=== Source material ===

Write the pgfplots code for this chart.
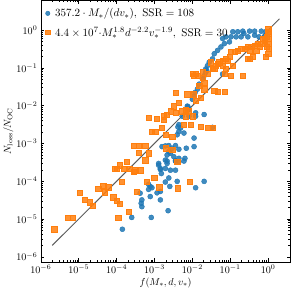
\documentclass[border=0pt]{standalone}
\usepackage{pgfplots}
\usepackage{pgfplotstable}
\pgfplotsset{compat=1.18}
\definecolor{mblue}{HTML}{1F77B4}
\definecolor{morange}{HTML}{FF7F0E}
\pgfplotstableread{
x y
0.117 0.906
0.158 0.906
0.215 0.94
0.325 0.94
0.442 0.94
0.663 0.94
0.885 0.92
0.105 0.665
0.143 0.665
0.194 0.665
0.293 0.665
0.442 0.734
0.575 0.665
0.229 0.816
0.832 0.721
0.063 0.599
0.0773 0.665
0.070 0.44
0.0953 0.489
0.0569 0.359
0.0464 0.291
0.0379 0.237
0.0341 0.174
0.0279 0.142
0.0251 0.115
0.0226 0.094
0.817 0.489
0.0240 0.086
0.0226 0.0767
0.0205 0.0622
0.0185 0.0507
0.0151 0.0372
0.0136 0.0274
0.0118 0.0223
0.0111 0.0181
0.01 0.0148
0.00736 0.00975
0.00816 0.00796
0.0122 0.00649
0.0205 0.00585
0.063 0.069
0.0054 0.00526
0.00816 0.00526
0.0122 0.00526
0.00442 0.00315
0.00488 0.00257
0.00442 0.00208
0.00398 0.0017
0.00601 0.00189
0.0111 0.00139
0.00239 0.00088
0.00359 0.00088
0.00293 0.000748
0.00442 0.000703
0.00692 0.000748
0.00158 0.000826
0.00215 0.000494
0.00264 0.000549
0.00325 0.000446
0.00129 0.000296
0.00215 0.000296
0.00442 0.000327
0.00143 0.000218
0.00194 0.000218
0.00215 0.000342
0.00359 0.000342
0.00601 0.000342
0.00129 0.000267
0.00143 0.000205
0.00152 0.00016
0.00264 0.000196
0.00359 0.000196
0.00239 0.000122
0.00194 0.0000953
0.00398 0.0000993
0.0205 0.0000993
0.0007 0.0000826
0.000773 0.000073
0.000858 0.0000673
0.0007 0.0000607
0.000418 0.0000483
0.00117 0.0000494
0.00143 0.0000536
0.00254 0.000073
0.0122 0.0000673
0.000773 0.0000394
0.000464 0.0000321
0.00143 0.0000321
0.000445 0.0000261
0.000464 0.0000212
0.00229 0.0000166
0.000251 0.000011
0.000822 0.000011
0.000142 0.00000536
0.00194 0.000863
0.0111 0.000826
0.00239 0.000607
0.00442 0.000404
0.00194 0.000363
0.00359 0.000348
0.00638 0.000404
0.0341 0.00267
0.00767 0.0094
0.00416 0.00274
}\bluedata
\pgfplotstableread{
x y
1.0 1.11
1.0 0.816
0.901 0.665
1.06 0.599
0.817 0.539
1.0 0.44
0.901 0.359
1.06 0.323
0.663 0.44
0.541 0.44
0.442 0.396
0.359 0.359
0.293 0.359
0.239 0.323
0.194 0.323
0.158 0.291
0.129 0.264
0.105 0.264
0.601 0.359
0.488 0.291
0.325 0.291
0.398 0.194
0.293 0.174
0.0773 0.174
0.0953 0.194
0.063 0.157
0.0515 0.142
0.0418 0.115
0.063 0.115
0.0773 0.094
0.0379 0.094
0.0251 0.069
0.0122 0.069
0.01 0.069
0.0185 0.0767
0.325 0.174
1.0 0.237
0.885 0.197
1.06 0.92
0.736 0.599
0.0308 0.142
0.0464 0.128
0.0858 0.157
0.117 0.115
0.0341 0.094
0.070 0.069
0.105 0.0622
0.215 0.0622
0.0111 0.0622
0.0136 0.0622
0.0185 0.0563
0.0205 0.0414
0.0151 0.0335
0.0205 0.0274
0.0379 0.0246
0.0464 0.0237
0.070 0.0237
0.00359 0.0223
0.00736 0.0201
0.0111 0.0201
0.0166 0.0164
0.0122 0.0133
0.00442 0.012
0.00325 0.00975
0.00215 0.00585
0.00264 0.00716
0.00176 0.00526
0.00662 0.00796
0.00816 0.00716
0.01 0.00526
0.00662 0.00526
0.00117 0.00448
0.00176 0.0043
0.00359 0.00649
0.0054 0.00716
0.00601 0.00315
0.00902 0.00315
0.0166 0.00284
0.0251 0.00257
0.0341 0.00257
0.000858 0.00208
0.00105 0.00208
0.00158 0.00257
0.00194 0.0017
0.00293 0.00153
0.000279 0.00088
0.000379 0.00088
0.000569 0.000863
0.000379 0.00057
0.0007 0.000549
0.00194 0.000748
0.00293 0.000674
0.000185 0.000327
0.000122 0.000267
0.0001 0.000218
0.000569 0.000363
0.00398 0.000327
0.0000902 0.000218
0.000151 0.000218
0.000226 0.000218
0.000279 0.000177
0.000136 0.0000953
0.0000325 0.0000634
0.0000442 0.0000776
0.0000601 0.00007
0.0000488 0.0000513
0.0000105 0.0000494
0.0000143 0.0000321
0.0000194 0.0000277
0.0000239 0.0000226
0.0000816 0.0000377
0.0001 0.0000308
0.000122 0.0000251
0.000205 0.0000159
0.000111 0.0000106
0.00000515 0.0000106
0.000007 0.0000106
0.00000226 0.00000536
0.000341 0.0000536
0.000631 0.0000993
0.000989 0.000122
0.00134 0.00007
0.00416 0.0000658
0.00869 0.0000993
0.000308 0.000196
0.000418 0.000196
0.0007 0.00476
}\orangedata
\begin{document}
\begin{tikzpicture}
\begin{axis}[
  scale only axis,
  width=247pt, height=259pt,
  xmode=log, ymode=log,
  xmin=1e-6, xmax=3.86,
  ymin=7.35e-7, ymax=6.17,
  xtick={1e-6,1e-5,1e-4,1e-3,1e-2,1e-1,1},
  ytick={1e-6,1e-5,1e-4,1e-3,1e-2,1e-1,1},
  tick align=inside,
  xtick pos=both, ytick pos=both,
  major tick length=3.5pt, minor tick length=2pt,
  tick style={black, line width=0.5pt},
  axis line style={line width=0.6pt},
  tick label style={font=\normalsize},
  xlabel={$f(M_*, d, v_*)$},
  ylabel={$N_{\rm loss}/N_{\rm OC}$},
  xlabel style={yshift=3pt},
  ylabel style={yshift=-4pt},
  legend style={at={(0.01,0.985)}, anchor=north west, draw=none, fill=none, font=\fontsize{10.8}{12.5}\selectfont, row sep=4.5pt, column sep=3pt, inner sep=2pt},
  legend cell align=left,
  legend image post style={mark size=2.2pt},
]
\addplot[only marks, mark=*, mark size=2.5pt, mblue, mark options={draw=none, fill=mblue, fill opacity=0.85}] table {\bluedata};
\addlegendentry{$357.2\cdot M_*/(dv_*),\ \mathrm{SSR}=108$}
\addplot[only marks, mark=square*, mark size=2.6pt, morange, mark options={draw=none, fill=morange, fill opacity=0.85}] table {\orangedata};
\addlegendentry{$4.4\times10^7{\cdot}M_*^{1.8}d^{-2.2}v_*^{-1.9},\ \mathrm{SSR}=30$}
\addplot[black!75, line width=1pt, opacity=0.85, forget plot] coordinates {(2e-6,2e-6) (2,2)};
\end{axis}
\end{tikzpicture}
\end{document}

===

Work required
Transcribe the material exactly, keeping every word and none of the pictures.

Final result
Write the pgfplots code for this chart.
\documentclass[border=0pt]{standalone}
\usepackage{pgfplots}
\usepackage{pgfplotstable}
\pgfplotsset{compat=1.18}
\definecolor{mblue}{HTML}{1F77B4}
\definecolor{morange}{HTML}{FF7F0E}
\pgfplotstableread{
x y
0.117 0.906
0.158 0.906
0.215 0.94
0.325 0.94
0.442 0.94
0.663 0.94
0.885 0.92
0.105 0.665
0.143 0.665
0.194 0.665
0.293 0.665
0.442 0.734
0.575 0.665
0.229 0.816
0.832 0.721
0.063 0.599
0.0773 0.665
0.070 0.44
0.0953 0.489
0.0569 0.359
0.0464 0.291
0.0379 0.237
0.0341 0.174
0.0279 0.142
0.0251 0.115
0.0226 0.094
0.817 0.489
0.0240 0.086
0.0226 0.0767
0.0205 0.0622
0.0185 0.0507
0.0151 0.0372
0.0136 0.0274
0.0118 0.0223
0.0111 0.0181
0.01 0.0148
0.00736 0.00975
0.00816 0.00796
0.0122 0.00649
0.0205 0.00585
0.063 0.069
0.0054 0.00526
0.00816 0.00526
0.0122 0.00526
0.00442 0.00315
0.00488 0.00257
0.00442 0.00208
0.00398 0.0017
0.00601 0.00189
0.0111 0.00139
0.00239 0.00088
0.00359 0.00088
0.00293 0.000748
0.00442 0.000703
0.00692 0.000748
0.00158 0.000826
0.00215 0.000494
0.00264 0.000549
0.00325 0.000446
0.00129 0.000296
0.00215 0.000296
0.00442 0.000327
0.00143 0.000218
0.00194 0.000218
0.00215 0.000342
0.00359 0.000342
0.00601 0.000342
0.00129 0.000267
0.00143 0.000205
0.00152 0.00016
0.00264 0.000196
0.00359 0.000196
0.00239 0.000122
0.00194 0.0000953
0.00398 0.0000993
0.0205 0.0000993
0.0007 0.0000826
0.000773 0.000073
0.000858 0.0000673
0.0007 0.0000607
0.000418 0.0000483
0.00117 0.0000494
0.00143 0.0000536
0.00254 0.000073
0.0122 0.0000673
0.000773 0.0000394
0.000464 0.0000321
0.00143 0.0000321
0.000445 0.0000261
0.000464 0.0000212
0.00229 0.0000166
0.000251 0.000011
0.000822 0.000011
0.000142 0.00000536
0.00194 0.000863
0.0111 0.000826
0.00239 0.000607
0.00442 0.000404
0.00194 0.000363
0.00359 0.000348
0.00638 0.000404
0.0341 0.00267
0.00767 0.0094
0.00416 0.00274
}\bluedata
\pgfplotstableread{
x y
1.0 1.11
1.0 0.816
0.901 0.665
1.06 0.599
0.817 0.539
1.0 0.44
0.901 0.359
1.06 0.323
0.663 0.44
0.541 0.44
0.442 0.396
0.359 0.359
0.293 0.359
0.239 0.323
0.194 0.323
0.158 0.291
0.129 0.264
0.105 0.264
0.601 0.359
0.488 0.291
0.325 0.291
0.398 0.194
0.293 0.174
0.0773 0.174
0.0953 0.194
0.063 0.157
0.0515 0.142
0.0418 0.115
0.063 0.115
0.0773 0.094
0.0379 0.094
0.0251 0.069
0.0122 0.069
0.01 0.069
0.0185 0.0767
0.325 0.174
1.0 0.237
0.885 0.197
1.06 0.92
0.736 0.599
0.0308 0.142
0.0464 0.128
0.0858 0.157
0.117 0.115
0.0341 0.094
0.070 0.069
0.105 0.0622
0.215 0.0622
0.0111 0.0622
0.0136 0.0622
0.0185 0.0563
0.0205 0.0414
0.0151 0.0335
0.0205 0.0274
0.0379 0.0246
0.0464 0.0237
0.070 0.0237
0.00359 0.0223
0.00736 0.0201
0.0111 0.0201
0.0166 0.0164
0.0122 0.0133
0.00442 0.012
0.00325 0.00975
0.00215 0.00585
0.00264 0.00716
0.00176 0.00526
0.00662 0.00796
0.00816 0.00716
0.01 0.00526
0.00662 0.00526
0.00117 0.00448
0.00176 0.0043
0.00359 0.00649
0.0054 0.00716
0.00601 0.00315
0.00902 0.00315
0.0166 0.00284
0.0251 0.00257
0.0341 0.00257
0.000858 0.00208
0.00105 0.00208
0.00158 0.00257
0.00194 0.0017
0.00293 0.00153
0.000279 0.00088
0.000379 0.00088
0.000569 0.000863
0.000379 0.00057
0.0007 0.000549
0.00194 0.000748
0.00293 0.000674
0.000185 0.000327
0.000122 0.000267
0.0001 0.000218
0.000569 0.000363
0.00398 0.000327
0.0000902 0.000218
0.000151 0.000218
0.000226 0.000218
0.000279 0.000177
0.000136 0.0000953
0.0000325 0.0000634
0.0000442 0.0000776
0.0000601 0.00007
0.0000488 0.0000513
0.0000105 0.0000494
0.0000143 0.0000321
0.0000194 0.0000277
0.0000239 0.0000226
0.0000816 0.0000377
0.0001 0.0000308
0.000122 0.0000251
0.000205 0.0000159
0.000111 0.0000106
0.00000515 0.0000106
0.000007 0.0000106
0.00000226 0.00000536
0.000341 0.0000536
0.000631 0.0000993
0.000989 0.000122
0.00134 0.00007
0.00416 0.0000658
0.00869 0.0000993
0.000308 0.000196
0.000418 0.000196
0.0007 0.00476
}\orangedata
\begin{document}
\begin{tikzpicture}
\begin{axis}[
  scale only axis,
  width=247pt, height=259pt,
  xmode=log, ymode=log,
  xmin=1e-6, xmax=3.86,
  ymin=7.35e-7, ymax=6.17,
  xtick={1e-6,1e-5,1e-4,1e-3,1e-2,1e-1,1},
  ytick={1e-6,1e-5,1e-4,1e-3,1e-2,1e-1,1},
  tick align=inside,
  xtick pos=both, ytick pos=both,
  major tick length=3.5pt, minor tick length=2pt,
  tick style={black, line width=0.5pt},
  axis line style={line width=0.6pt},
  tick label style={font=\normalsize},
  xlabel={$f(M_*, d, v_*)$},
  ylabel={$N_{\rm loss}/N_{\rm OC}$},
  xlabel style={yshift=3pt},
  ylabel style={yshift=-4pt},
  legend style={at={(0.01,0.985)}, anchor=north west, draw=none, fill=none, font=\fontsize{10.8}{12.5}\selectfont, row sep=4.5pt, column sep=3pt, inner sep=2pt},
  legend cell align=left,
  legend image post style={mark size=2.2pt},
]
\addplot[only marks, mark=*, mark size=2.5pt, mblue, mark options={draw=none, fill=mblue, fill opacity=0.85}] table {\bluedata};
\addlegendentry{$357.2\cdot M_*/(dv_*),\ \mathrm{SSR}=108$}
\addplot[only marks, mark=square*, mark size=2.6pt, morange, mark options={draw=none, fill=morange, fill opacity=0.85}] table {\orangedata};
\addlegendentry{$4.4\times10^7{\cdot}M_*^{1.8}d^{-2.2}v_*^{-1.9},\ \mathrm{SSR}=30$}
\addplot[black!75, line width=1pt, opacity=0.85, forget plot] coordinates {(2e-6,2e-6) (2,2)};
\end{axis}
\end{tikzpicture}
\end{document}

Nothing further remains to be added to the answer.